AMD has paired product momentum with ecosystem and M&A moves: strategic partnerships with Microsoft, Meta, and Oracle, a large Artificial Intelligence infrastructure partnership with Saudi Arabia’s Humain, and acquisitions including Nod.ai, Silo AI, ZT Systems, Untether AI, Brium, and Enosemi to deepen its software and systems capabilities. The company is investing in next-gen architectures such as Zen 5 and Zen 6, RDNA 4 and RDNA 5, and rack-scale systems like Helios that integrate upcoming MI400 GPUs with EPYC CPUs and advanced networking. A new R&D center in Penang, Malaysia, underscores its push in Artificial Intelligence PCs, server data centers, and data center GPUs.

Financially, AMD reported record second-quarter 2025 revenue with 32 percent year-over-year growth, driven by strong Client and Gaming segment gains and solid data center demand. Results were tempered by U.S. export controls on Instinct MI308 accelerators destined for China, which led to material inventory and related charges and weighed on margins. Even so, AMD guided to improved non-GAAP gross margin of about 54 percent for the third quarter, with revenue guidance excluding any China-related MI308 shipments due to ongoing license reviews. The company also reduced debt and posted record free cash flow, while shares have been volatile in 2025 but recovered from spring lows.

Competitively, AMD continues to pressure Intel in CPUs and targets Nvidia in accelerators. Server CPU unit share reached a historic 50 percent in the first quarter of 2025, with a 41 percent revenue share in the second quarter. In client PCs, AMD held 32.2 percent desktop shipment share and 20.6 percent notebook unit share in the second quarter. Nvidia still dominates discrete PC GPUs with more than 90 percent share and controls roughly 80 to 94 percent of the Artificial Intelligence accelerator market, leaving AMD below 10 percent but aiming higher as MI350 ramps and ROCm matures.

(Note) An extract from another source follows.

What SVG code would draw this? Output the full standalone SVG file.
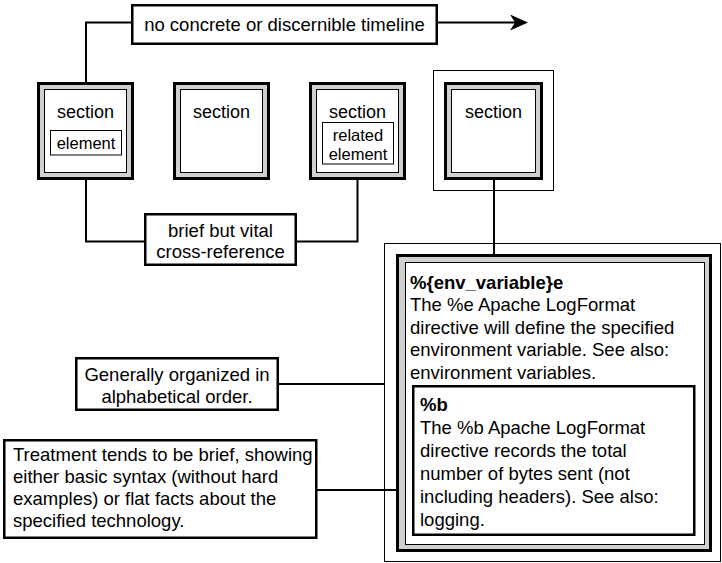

Looking ahead, AMD’s catalysts include the MI350 ramp, MI355X shipments later in 2025, the MI400 series in 2026, and the rise of Artificial Intelligence PCs powered by Ryzen AI processors, with a Windows 10 end-of-support upgrade cycle expected to spur demand. Risks persist around U.S.-China export controls, including a noted 15 percent revenue-sharing fee tied to certain China licenses, as well as software ecosystem maturity, reliance on TSMC, and intense competition from Nvidia and Intel. Even with these pressures, AMD’s open ecosystem strategy, expanding data center footprint, and accelerated roadmap provide a credible path to further growth.